#### [EXERCISE MATERIALS]
►

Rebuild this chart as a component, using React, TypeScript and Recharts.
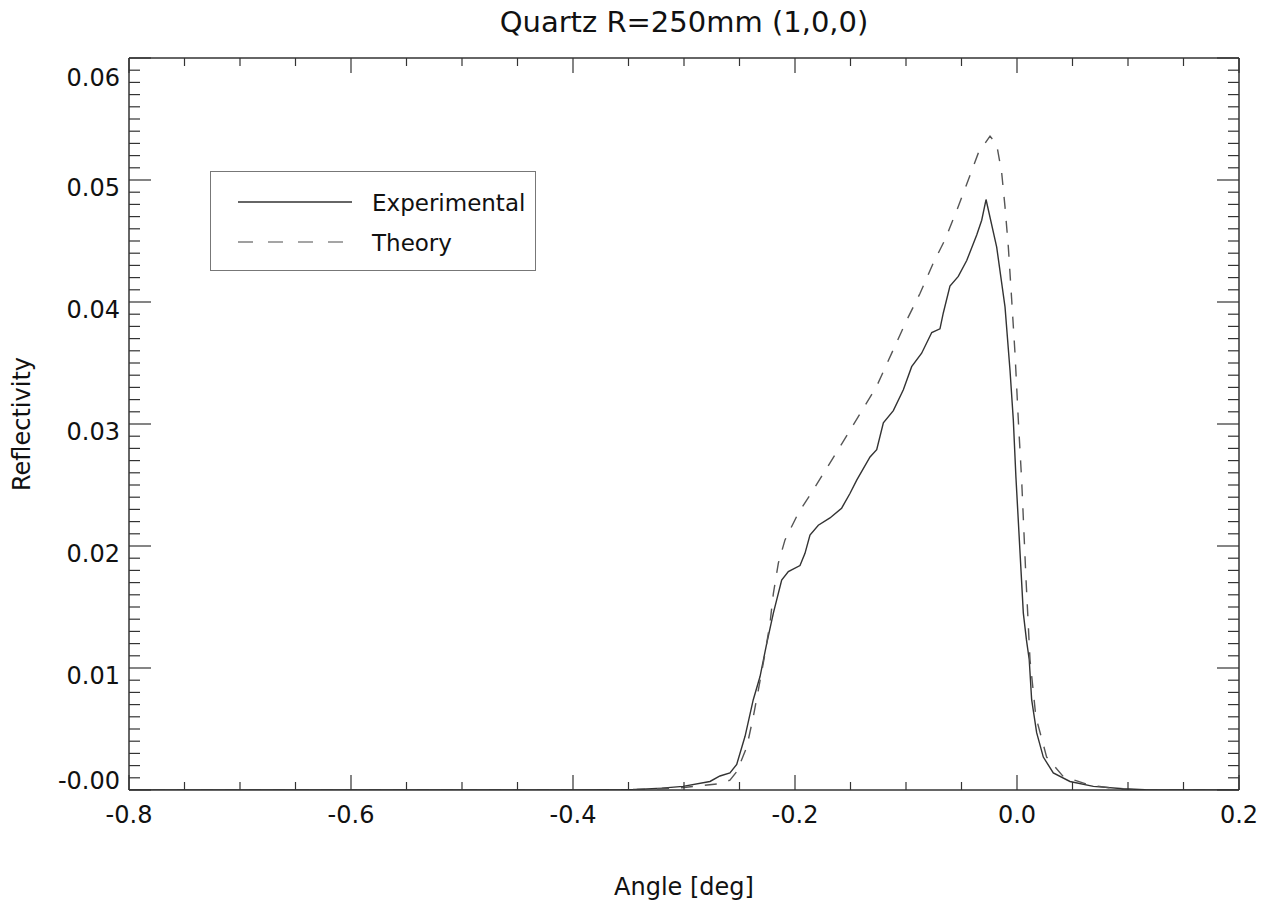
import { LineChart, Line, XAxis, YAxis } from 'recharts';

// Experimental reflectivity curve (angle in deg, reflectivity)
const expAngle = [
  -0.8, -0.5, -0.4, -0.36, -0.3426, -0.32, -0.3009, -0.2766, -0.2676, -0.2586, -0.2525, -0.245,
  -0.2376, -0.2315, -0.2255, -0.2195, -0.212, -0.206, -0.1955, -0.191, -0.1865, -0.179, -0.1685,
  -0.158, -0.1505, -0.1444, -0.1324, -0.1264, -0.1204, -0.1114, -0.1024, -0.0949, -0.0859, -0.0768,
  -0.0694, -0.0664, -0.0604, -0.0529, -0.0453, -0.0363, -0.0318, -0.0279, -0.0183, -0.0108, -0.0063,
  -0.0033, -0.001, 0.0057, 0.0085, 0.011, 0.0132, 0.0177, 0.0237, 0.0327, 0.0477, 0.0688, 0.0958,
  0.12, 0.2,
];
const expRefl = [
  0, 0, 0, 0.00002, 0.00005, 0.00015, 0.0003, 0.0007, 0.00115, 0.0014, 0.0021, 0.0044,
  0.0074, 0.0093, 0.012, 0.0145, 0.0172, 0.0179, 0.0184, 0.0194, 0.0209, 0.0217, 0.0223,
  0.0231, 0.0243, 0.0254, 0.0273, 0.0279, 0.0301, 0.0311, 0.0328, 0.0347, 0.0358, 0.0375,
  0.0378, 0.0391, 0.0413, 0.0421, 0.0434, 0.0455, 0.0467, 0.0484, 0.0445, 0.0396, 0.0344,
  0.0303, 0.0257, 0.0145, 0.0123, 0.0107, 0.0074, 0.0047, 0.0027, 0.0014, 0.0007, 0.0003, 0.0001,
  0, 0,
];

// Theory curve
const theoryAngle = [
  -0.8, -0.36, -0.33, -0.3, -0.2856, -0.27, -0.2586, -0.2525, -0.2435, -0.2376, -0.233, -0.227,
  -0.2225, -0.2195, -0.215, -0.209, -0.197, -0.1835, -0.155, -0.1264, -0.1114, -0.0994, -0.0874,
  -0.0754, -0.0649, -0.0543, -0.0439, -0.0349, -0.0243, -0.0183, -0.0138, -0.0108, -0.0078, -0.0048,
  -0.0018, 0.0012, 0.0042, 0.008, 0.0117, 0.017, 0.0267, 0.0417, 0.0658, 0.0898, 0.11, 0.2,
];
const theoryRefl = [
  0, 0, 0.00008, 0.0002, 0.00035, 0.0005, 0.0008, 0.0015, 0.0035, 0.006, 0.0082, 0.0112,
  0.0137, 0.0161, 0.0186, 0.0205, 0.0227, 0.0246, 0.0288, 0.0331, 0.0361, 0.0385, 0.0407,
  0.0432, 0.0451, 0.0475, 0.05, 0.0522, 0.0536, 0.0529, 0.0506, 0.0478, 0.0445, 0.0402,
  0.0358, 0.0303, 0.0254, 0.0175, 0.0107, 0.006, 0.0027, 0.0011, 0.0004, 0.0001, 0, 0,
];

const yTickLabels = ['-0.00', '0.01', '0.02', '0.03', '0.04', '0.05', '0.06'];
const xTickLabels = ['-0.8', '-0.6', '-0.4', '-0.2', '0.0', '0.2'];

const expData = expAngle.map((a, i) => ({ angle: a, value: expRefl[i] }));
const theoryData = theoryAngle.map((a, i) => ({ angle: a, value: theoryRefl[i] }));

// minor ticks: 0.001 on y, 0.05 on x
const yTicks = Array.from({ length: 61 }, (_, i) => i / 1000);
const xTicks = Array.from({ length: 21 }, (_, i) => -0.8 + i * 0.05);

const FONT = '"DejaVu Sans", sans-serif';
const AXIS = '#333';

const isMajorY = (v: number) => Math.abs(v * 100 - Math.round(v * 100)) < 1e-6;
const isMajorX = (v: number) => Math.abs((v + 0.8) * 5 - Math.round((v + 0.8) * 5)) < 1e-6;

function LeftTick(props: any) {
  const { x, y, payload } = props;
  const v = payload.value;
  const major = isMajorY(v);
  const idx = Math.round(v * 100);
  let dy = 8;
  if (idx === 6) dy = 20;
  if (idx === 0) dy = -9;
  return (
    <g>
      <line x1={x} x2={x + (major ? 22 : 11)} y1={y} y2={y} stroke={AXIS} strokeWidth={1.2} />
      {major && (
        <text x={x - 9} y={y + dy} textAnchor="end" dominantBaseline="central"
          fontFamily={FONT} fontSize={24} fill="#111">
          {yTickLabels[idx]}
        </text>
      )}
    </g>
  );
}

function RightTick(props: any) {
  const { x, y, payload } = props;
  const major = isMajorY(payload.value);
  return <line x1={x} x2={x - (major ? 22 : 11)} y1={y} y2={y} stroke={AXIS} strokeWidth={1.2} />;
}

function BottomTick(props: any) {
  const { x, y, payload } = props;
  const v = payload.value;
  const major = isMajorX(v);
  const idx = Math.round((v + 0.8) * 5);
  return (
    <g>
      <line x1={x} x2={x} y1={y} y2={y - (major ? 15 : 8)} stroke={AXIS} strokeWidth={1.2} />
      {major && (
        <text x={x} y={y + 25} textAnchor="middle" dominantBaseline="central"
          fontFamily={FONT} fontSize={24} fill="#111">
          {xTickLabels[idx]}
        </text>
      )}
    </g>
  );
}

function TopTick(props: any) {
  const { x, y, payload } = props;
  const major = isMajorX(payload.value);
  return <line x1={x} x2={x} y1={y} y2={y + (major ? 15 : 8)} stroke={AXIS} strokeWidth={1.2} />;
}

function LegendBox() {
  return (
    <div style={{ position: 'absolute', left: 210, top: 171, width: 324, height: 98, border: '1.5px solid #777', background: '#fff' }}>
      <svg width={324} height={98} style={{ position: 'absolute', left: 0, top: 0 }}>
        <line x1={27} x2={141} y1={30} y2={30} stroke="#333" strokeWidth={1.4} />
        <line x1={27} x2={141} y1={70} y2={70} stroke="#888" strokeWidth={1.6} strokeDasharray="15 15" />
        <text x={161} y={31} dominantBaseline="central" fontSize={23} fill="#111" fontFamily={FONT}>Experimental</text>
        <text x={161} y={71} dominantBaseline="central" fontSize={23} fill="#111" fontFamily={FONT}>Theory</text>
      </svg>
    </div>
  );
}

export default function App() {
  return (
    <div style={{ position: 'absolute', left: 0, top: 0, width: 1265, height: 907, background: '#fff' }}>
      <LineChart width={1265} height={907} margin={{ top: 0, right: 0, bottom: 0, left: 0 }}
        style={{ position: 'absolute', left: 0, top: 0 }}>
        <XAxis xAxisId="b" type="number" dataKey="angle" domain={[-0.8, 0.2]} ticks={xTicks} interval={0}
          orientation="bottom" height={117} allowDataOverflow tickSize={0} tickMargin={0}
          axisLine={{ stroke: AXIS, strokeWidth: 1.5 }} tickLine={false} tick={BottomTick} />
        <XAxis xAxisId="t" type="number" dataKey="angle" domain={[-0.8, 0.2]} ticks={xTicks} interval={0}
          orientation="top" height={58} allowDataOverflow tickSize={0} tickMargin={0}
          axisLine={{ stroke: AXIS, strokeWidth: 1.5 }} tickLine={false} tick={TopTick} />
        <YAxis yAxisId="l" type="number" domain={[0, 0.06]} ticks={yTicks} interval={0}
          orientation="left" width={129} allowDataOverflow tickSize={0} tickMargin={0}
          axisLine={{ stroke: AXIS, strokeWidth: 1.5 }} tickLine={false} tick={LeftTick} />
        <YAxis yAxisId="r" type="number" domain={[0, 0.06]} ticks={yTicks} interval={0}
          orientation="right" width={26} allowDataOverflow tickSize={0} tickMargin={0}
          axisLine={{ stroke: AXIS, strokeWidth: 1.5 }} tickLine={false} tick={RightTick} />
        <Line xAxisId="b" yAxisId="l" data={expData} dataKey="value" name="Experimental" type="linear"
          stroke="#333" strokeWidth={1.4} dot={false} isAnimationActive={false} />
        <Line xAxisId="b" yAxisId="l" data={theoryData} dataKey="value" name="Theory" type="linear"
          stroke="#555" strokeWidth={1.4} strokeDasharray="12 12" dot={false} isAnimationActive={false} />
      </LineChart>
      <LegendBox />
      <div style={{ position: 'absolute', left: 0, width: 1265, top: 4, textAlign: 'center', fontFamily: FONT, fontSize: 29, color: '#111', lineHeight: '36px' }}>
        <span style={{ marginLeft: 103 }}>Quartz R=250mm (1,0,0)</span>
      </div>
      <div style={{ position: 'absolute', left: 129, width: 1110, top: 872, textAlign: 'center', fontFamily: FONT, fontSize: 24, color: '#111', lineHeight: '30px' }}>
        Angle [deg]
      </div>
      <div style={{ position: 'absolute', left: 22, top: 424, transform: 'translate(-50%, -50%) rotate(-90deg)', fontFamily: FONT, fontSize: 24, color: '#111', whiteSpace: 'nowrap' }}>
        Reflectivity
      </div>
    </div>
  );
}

◄
►

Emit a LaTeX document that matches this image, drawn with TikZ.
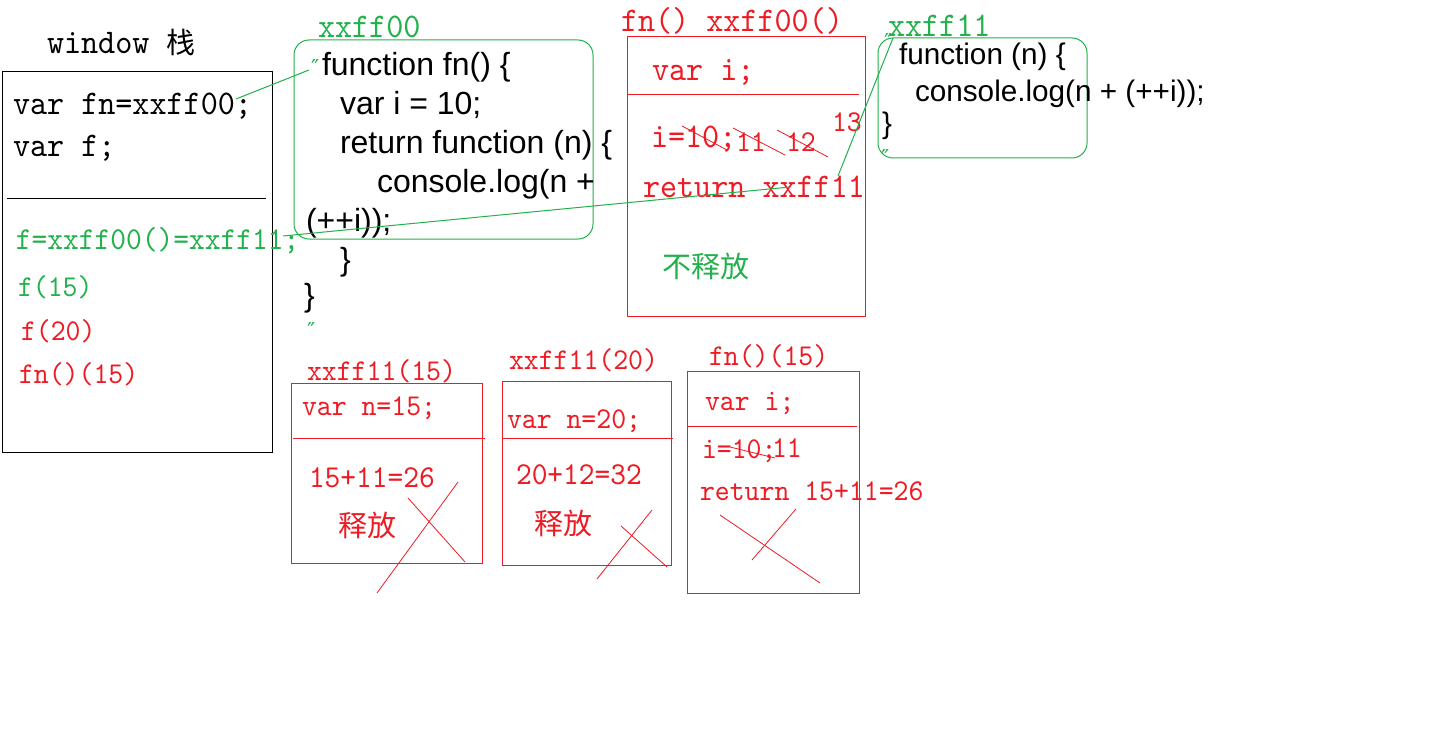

◄
►

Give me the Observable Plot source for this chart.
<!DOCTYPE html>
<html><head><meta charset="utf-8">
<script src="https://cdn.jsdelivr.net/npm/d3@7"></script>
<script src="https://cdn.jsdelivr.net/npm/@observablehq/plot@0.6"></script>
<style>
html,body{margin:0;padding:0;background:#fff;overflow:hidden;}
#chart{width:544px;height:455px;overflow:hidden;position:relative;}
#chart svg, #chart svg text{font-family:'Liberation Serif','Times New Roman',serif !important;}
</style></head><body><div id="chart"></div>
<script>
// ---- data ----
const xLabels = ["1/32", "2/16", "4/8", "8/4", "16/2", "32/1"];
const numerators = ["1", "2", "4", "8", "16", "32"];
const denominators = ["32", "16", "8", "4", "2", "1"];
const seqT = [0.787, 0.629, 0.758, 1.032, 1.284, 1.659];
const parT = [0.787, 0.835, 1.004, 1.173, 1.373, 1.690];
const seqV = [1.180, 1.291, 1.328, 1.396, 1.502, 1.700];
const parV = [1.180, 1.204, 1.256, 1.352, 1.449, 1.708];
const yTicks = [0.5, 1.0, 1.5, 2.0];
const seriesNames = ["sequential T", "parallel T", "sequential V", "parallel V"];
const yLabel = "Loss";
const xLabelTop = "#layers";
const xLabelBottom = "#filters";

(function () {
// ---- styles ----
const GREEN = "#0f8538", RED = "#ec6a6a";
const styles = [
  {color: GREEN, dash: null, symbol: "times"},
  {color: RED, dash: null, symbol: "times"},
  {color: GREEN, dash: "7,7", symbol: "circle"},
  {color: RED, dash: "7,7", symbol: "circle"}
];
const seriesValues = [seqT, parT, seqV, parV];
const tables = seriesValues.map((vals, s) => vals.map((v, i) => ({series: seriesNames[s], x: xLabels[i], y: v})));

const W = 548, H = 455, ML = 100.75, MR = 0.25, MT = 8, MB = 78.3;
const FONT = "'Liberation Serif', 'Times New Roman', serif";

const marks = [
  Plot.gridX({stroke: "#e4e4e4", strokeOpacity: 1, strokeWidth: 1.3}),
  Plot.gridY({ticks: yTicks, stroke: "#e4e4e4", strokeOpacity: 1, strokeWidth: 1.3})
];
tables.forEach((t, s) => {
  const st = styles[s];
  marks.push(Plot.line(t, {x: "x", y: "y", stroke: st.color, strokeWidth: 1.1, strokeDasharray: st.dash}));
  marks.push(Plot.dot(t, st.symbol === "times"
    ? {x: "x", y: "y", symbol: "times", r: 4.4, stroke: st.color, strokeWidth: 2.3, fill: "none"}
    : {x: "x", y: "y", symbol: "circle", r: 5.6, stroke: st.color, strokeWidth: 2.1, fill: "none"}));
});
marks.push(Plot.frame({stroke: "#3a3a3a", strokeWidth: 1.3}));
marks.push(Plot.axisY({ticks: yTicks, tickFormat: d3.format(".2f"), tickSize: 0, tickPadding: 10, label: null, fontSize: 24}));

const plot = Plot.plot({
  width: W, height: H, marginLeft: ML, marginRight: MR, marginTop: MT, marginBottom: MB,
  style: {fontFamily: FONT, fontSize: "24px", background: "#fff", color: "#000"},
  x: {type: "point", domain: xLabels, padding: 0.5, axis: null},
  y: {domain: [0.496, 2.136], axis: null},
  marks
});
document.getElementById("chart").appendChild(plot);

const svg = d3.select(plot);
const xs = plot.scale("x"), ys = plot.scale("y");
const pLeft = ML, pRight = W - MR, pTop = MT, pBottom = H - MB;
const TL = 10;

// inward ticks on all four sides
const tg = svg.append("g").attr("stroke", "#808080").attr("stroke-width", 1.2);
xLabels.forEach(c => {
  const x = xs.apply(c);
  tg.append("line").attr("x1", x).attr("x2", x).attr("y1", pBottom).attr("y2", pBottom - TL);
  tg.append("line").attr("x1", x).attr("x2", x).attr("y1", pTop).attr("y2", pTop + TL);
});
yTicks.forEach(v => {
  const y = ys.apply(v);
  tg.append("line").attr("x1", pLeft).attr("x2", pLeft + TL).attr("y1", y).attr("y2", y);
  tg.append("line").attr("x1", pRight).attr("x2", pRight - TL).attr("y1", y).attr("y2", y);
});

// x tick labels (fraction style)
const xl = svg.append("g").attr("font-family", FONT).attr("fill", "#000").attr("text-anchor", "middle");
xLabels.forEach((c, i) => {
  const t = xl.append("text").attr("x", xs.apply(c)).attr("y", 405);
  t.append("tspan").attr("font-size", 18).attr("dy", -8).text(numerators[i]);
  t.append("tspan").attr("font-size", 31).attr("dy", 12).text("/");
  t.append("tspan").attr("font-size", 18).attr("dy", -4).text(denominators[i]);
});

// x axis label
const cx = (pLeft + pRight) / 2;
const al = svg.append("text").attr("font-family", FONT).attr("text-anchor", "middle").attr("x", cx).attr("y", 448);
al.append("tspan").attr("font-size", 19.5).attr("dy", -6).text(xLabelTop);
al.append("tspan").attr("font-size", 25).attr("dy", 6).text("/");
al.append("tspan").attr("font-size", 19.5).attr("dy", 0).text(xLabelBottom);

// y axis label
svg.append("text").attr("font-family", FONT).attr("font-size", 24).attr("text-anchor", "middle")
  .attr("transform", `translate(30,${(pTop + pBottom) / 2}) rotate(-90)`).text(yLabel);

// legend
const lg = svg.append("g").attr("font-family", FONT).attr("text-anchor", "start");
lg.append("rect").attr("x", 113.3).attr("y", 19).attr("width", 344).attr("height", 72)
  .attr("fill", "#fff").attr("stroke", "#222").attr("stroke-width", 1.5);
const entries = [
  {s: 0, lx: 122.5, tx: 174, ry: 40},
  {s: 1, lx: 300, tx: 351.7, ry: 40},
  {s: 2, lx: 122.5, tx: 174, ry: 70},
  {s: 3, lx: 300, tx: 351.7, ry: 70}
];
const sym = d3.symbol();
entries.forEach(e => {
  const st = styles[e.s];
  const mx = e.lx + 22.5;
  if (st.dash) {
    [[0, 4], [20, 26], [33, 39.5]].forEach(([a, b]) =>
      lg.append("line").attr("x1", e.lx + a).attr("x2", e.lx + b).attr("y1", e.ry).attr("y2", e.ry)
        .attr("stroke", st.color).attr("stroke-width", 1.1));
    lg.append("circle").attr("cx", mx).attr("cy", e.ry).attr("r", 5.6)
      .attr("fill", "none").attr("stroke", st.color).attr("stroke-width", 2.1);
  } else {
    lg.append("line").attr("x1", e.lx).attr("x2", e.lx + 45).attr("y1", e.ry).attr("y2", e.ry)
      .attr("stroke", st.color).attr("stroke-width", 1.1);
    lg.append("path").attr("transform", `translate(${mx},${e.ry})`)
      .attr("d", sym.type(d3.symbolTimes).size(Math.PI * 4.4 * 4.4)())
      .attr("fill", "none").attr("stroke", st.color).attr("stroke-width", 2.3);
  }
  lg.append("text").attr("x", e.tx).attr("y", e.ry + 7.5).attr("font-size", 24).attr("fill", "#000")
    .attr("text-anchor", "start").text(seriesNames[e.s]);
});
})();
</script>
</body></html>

◄

#### [WHAT THIS TASK INVOLVES]
Reproduce exactly the lines above starting at the line containing "Rebuild this chart" and ending at the line containing "Line, XAxis, YAxis", including both, but not the pictures.

#### [WRITTEN REPLY]
Rebuild this chart as a component, using React, TypeScript and Recharts.
import { LineChart, Line, XAxis, YAxis } from 'recharts';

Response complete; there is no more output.